And Haggis makes Three

I have returned to Wales following the two oddest weeks of my life. Here, very little has changed, although a few strange people have insisted on hugging me and making noises of sympathy. I guess I'm OK with that, if it makes them happy.

About five hundred people turned up to my parents' funeral, which was slightly mind blowing. (That and the front page article in the Dundee Courier singing their praises and lamenting their loss.) I stood in front of them all, shaking like a jelly and managed to say a few words, but I didn't break down and cry like I had expected to.

I didn't break down at the crematorium either, even though that was just immediate family. And I was curiously numb as, standing next to my elder brother, I scattered my father's ashes at the top of Norman's Law.

In fact, the closest I've come to losing it so far was when I took Haggis the lucky labrador for a quick walk around the farm steadings prior to driving south. It was quiet and I was (almost) alone, and that's the hardest time. It's just as well I'm working in an office right now.

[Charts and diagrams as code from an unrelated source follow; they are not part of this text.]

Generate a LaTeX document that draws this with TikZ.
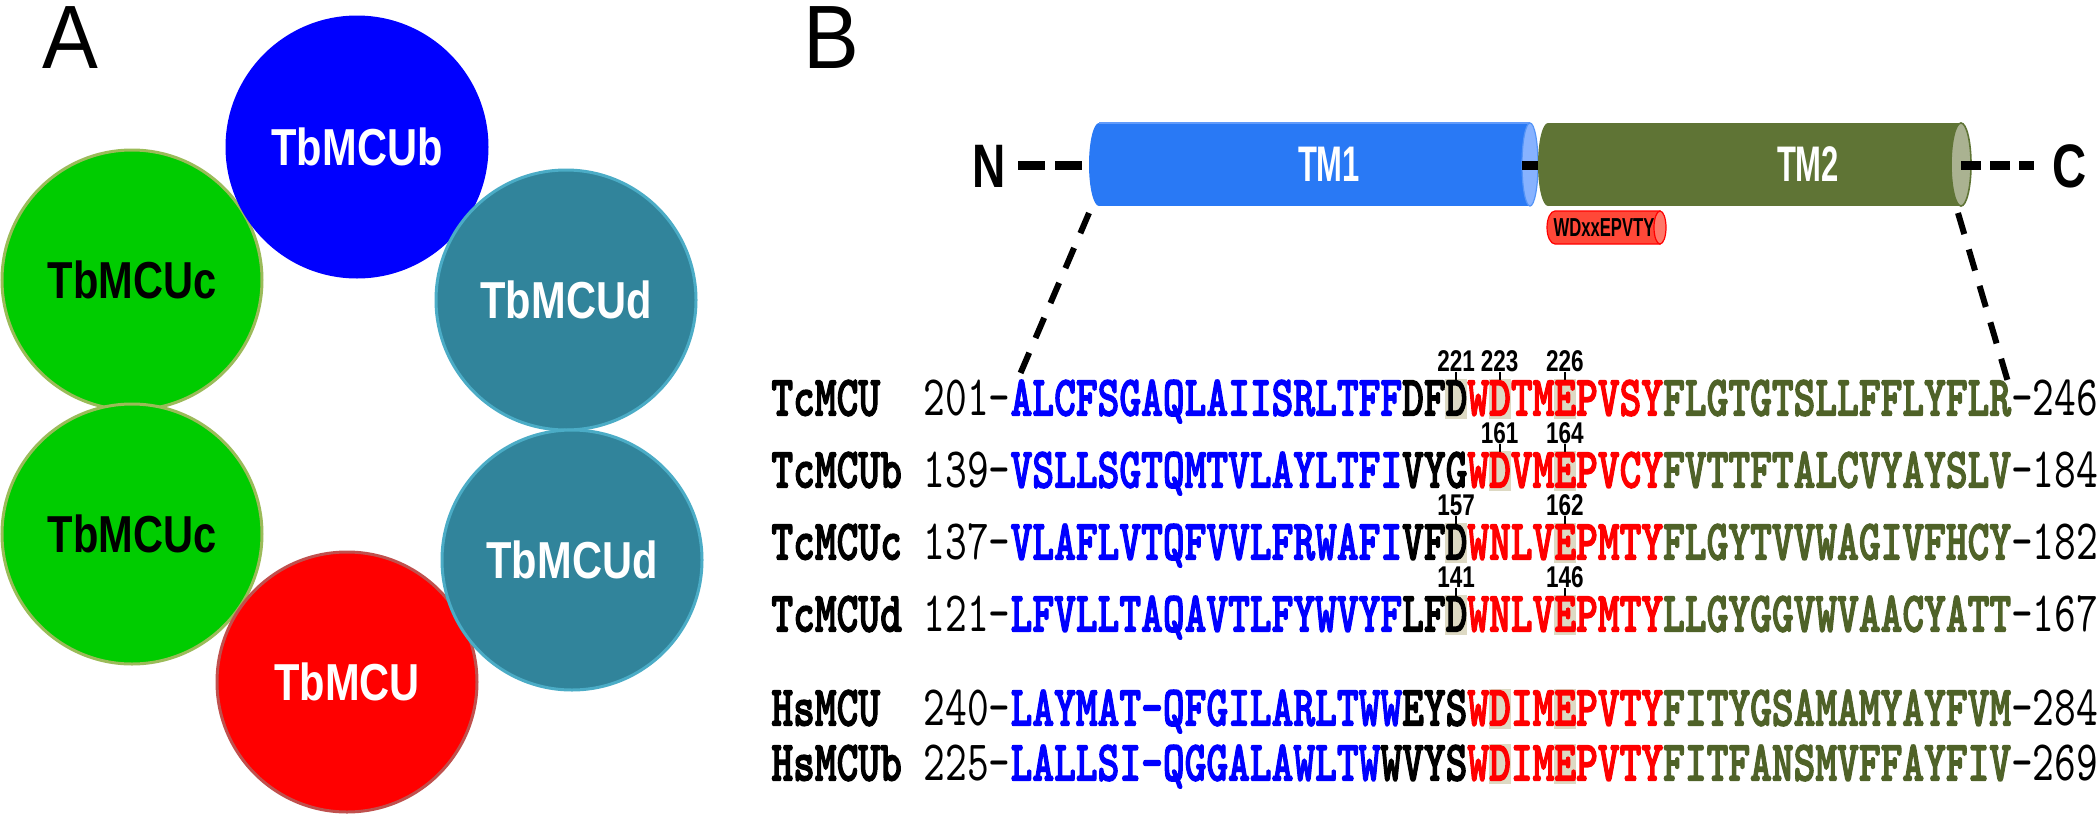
\documentclass[tikz,border=0pt]{standalone}
\usepackage{fontspec}
\setmainfont{Liberation Sans}
\usepackage{graphicx}
\IfFontExistsTF{lmmonolt10-bold.otf}
 {\newfontfamily\seqbf{lmmonolt10-bold.otf}[FakeBold=2.5]\newfontfamily\seqmd{lmmono10-regular.otf}%
  \newcommand\seqsize{\fontsize{20.714}{20}\selectfont}\newcommand\vs[1]{\scalebox{1}[1.38]{#1}}}
 {\newfontfamily\seqbf{Liberation Mono}[UprightFont={* Bold}]\newfontfamily\seqmd{Liberation Mono}%
  \newcommand\seqsize{\fontsize{18.125}{18}\selectfont}\newcommand\vs[1]{\scalebox{1}[1.25]{#1}}}
\definecolor{bluecirc}{RGB}{0,0,255}
\definecolor{greencirc}{RGB}{0,204,0}
\definecolor{greenedge}{RGB}{155,187,89}
\definecolor{tealcirc}{RGB}{49,132,155}
\definecolor{tealedge}{RGB}{75,172,198}
\definecolor{redcirc}{RGB}{255,0,0}
\definecolor{rededge}{RGB}{192,80,77}
\definecolor{tmblue}{RGB}{41,121,245}
\definecolor{tmbluecap}{RGB}{135,178,255}
\definecolor{tmolive}{RGB}{95,116,53}
\definecolor{tmolivecap}{RGB}{170,178,145}
\definecolor{motif}{RGB}{255,72,56}
\definecolor{motifcap}{RGB}{255,120,105}
\definecolor{seqblue}{RGB}{0,0,255}
\definecolor{seqred}{RGB}{255,0,0}
\definecolor{seqgreen}{RGB}{79,98,40}
\definecolor{hl}{RGB}{221,217,195}
\newcommand\cw{21.75}
\newcommand\seqrow[9]{%
  \node[seqname] (#1-name) at (771,#2) {\vs{#3}};
  \node[seqnum] (#1-num) at (923.25,#2) {\vs{#4-}};
  \node[seqres] (#1-seq) at (1010.25,#2) {\vs{\textcolor{seqblue}{#5}\textcolor{black}{#6}\textcolor{seqred}{#7}\textcolor{seqgreen}{#8}{\seqmd -#9}}};}
\newcommand\hlbox[2]{\fill[hl] ({771+#1*\cw},{#2-19}) rectangle ({771+(#1+1)*\cw},{#2+21});}
\newcommand\reslab[4]{%
  \node[numlab] (#1) at ({771+(#2+0.5)*\cw},{#3-37}) {\scalebox{0.75}[1]{#4}};
  \coordinate (#1-t) at ({771+(#2+0.5)*\cw},{#3-15});
  \draw[tickline] (#1.south) -- (#1-t);}
\tikzset{
  circ/.style={circle, inner sep=0, minimum size=130pt, line width=1.5pt,
    font=\bfseries\fontsize{26}{26}\selectfont},
  seqname/.style={anchor=base west, inner sep=0, text depth=0pt, font=\seqbf\seqsize},
  seqnum/.style={anchor=base west, inner sep=0, text depth=0pt, font=\seqmd\seqsize},
  seqres/.style={anchor=base west, inner sep=0, text depth=0pt, font=\seqbf\seqsize},
  numlab/.style={inner sep=0pt, font=\bfseries\fontsize{15}{15}\selectfont},
  tickline/.style={line width=1pt, black},
  tmtext/.style={inner sep=0, text=white, font=\bfseries\fontsize{25}{25}\selectfont},
  zoomline/.style={line width=3pt, dash pattern=on 11pt off 8pt},
  backbone/.style={line width=4.5pt},
  panel/.style={anchor=base west, inner sep=0, font=\fontsize{45}{45}\selectfont},
  term/.style={anchor=base, inner sep=0, font=\bfseries\fontsize{30.7}{30}\selectfont}
}
\begin{document}
\begin{tikzpicture}[x=0.5pt,y=-0.5pt]
\useasboundingbox (0,0) rectangle (2100,814);
\fill[white] (0,0) rectangle (2100,814);
% ---------- Panel A ----------
\node[panel] (labA) at (42,68) {\scalebox{0.93}[1]{A}};
\node[circ, fill=greencirc, draw=greenedge, text=black] (c1) at (132,280) {\scalebox{0.8}[1]{TbMCUc}};
\node[circ, fill=greencirc, draw=greenedge, text=black] (c2) at (132,534) {\scalebox{0.8}[1]{TbMCUc}};
\node[circ, fill=bluecirc, draw=bluecirc, text=white] (b1) at (357,147) {\scalebox{0.8}[1]{TbMCUb}};
\node[circ, fill=redcirc, draw=rededge, text=white] (r1) at (347,682) {\scalebox{0.8}[1]{TbMCU}};
\node[circ, fill=tealcirc, draw=tealedge, text=white] (d1) at (566,300) {\scalebox{0.8}[1]{TbMCUd}};
\node[circ, fill=tealcirc, draw=tealedge, text=white] (d2) at (572,560) {\scalebox{0.8}[1]{TbMCUd}};
% ---------- Panel B ----------
\node[panel] (labB) at (803,68) {\scalebox{0.93}[1]{B}};
\node[term] (N) at (989,187) {\scalebox{0.75}[1]{N}};
\node[term] (C) at (2070,187) {\scalebox{0.77}[1]{C}};
% backbone dashes
\coordinate (bbL1) at (1018,165);
\coordinate (bbL2) at (1086,165);
\draw[backbone, dash pattern=on 13.5pt off 5pt] (bbL1) -- (bbL2);
% TM1 cylinder
\fill[tmblue] (1099,123) rectangle (1530,206);
\fill[tmblue] (1099,164.5) ellipse [x radius=5pt, y radius=20.75pt];
\draw[tmbluecap!60!tmblue, line width=0.8pt] (1099,123) -- (1530,123);
\filldraw[fill=tmbluecap, draw=tmblue!80!white, line width=0.6pt] (1530,164.5) ellipse [x radius=4pt, y radius=20.75pt];
\coordinate (jn1) at (1522,165);
\coordinate (jn2) at (1540,165);
\draw[backbone] (jn1) -- (jn2);
% TM2 cylinder
\fill[tmolive] (1548,123) rectangle (1961,206);
\fill[tmolive] (1548,164.5) ellipse [x radius=5pt, y radius=20.75pt];
\filldraw[fill=tmolivecap, draw=tmolive, line width=0.8pt] (1961,164.5) ellipse [x radius=5pt, y radius=20.75pt];
\coordinate (bbR1) at (1961,165);
\coordinate (bbR2) at (2034,165);
\draw[backbone, dash pattern=on 10pt off 4.5pt] (bbR1) -- (bbR2);
\node[tmtext] (tm1) at (1329,164) {\scalebox{0.62}[1]{TM1}};
\node[tmtext] (tm2) at (1808,164) {\scalebox{0.62}[1]{TM2}};
% motif cylinder
\filldraw[fill=motif, draw=red, line width=0.6pt] (1555,211) -- (1660,211) -- (1660,244) -- (1555,244)
  arc[start angle=-90, end angle=-270, x radius=4pt, y radius=8.25pt] -- cycle;
\filldraw[fill=motifcap, draw=red, line width=0.6pt] (1660,227.5) ellipse [x radius=3pt, y radius=8.25pt];
\node[inner sep=0, font=\bfseries\fontsize{13}{13}\selectfont] (motiflab) at (1604,228) {\scalebox{0.64}[1]{WDxxEPVTY}};
% zoom lines
\coordinate (zl1) at (1089,213);
\coordinate (zl2) at (1015,386);
\coordinate (zr1) at (1958,213);
\coordinate (zr2) at (2008,382);
\draw[zoomline] (zl1) -- (zl2);
\draw[zoomline] (zr1) -- (zr2);
% highlight boxes
\hlbox{31}{398}\hlbox{33}{398}\hlbox{36}{398}
\hlbox{33}{470}\hlbox{36}{470}
\hlbox{31}{542}\hlbox{36}{542}
\hlbox{31}{614}\hlbox{36}{614}
\hlbox{33}{708}\hlbox{36}{708}
\hlbox{33}{763}\hlbox{36}{763}
% residue labels
\reslab{l221}{31}{398}{221}\reslab{l223}{33}{398}{223}\reslab{l226}{36}{398}{226}
\reslab{l161}{33}{470}{161}\reslab{l164}{36}{470}{164}
\reslab{l157}{31}{542}{157}\reslab{l162}{36}{542}{162}
\reslab{l141}{31}{614}{141}\reslab{l146}{36}{614}{146}
% sequences
\seqrow{r1}{415.5}{TcMCU}{201}{ALCFSGAQLAIISRLTFF}{DFD}{WDTMEPVSY}{FLGTGTSLLFFLYFLR}{246}
\seqrow{r2}{487.5}{TcMCUb}{139}{VSLLSGTQMTVLAYLTFI}{VYG}{WDVMEPVCY}{FVTTFTALCVYAYSLV}{184}
\seqrow{r3}{559.5}{TcMCUc}{137}{VLAFLVTQFVVLFRWAFI}{VFD}{WNLVEPMTY}{FLGYTVVWAGIVFHCY}{182}
\seqrow{r4}{631.5}{TcMCUd}{121}{LFVLLTAQAVTLFYWVYF}{LFD}{WNLVEPMTY}{LLGYGGVWVAACYATT}{167}
\seqrow{r5}{725.5}{HsMCU}{240}{LAYMAT-QFGILARLTWW}{EYS}{WDIMEPVTY}{FITYGSAMAMYAYFVM}{284}
\seqrow{r6}{780.5}{HsMCUb}{225}{LALLSI-QGGALAWLTW}{WVYS}{WDIMEPVTY}{FITFANSMVFFAYFIV}{269}
\end{tikzpicture}
\end{document}
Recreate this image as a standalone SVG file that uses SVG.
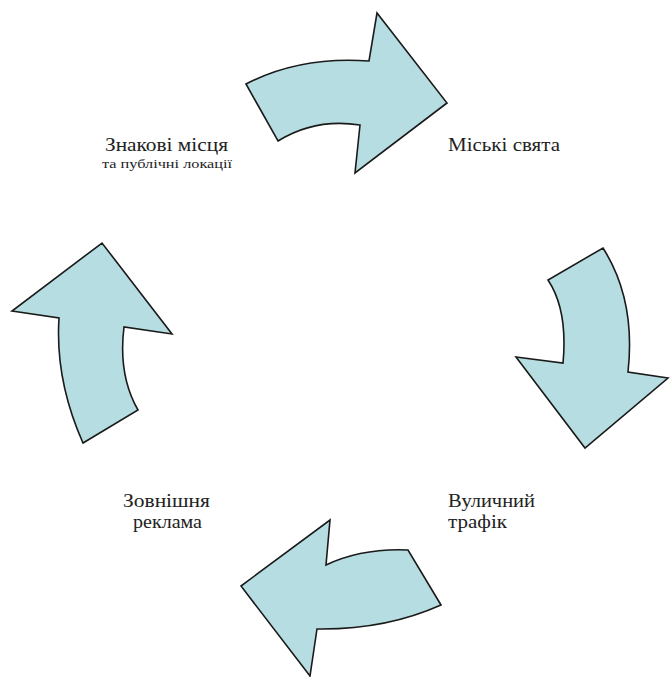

The reason I was taking Haggis the lucky labrador for a quick walk around the steadings is that he, too, has made the journey south to Wales. I had intended getting a new dog soon - the DevilDog is very old and stiff these days - but I hadn't planned on anything for a few months yet, and I really hadn't planned on a labrador. Haggis, you may recall, arrived but recently on the scene - May of last year to be precise. He somehow managed to survive the accident and escape the wreckage, unlike Gus, Jed and Borgie. And without a scratch. So now he is Haggis the lucky labrador. Or Haggis Neepsandtatties, to give him his proper surname.

all together now... aaaaahhhhh

He's a bit bigger than that now. Well, a lot bigger to be honest. But he's still very much a puppy in attitude. As I type this, he's at home. Whether I have a home left by the time I get back this evening, only time will tell.

On the plus side, I'm going to get fit keeping him exercised.

Comments

Anonymous said…
aaaaahhhhh
angie said…
I had a feeling he'd end up with you. He's a beauty!
James, the numbness seems to be some sort of self protection of the body in order to function. I've been through that after my mother's accident and death four weeks later, and when I finally almost lost it, it was during a La Traviata performance in Stuttgart - a trip I took about three weeks after the funeral and which I had planned long before. My mother would not have wanted me to miss it. I think it was the music that brought my barriers down, and I cried back in the hotel. For the first time since that fatal day.
Anonymous said…
Yes, a lab will definitely keep you moving James. It's good he's with you though, he has a good home after everything he's been through.
Unknown said…
He's lovely James. You may not think it now, but I'm sure he'll bring you plenty of smiles.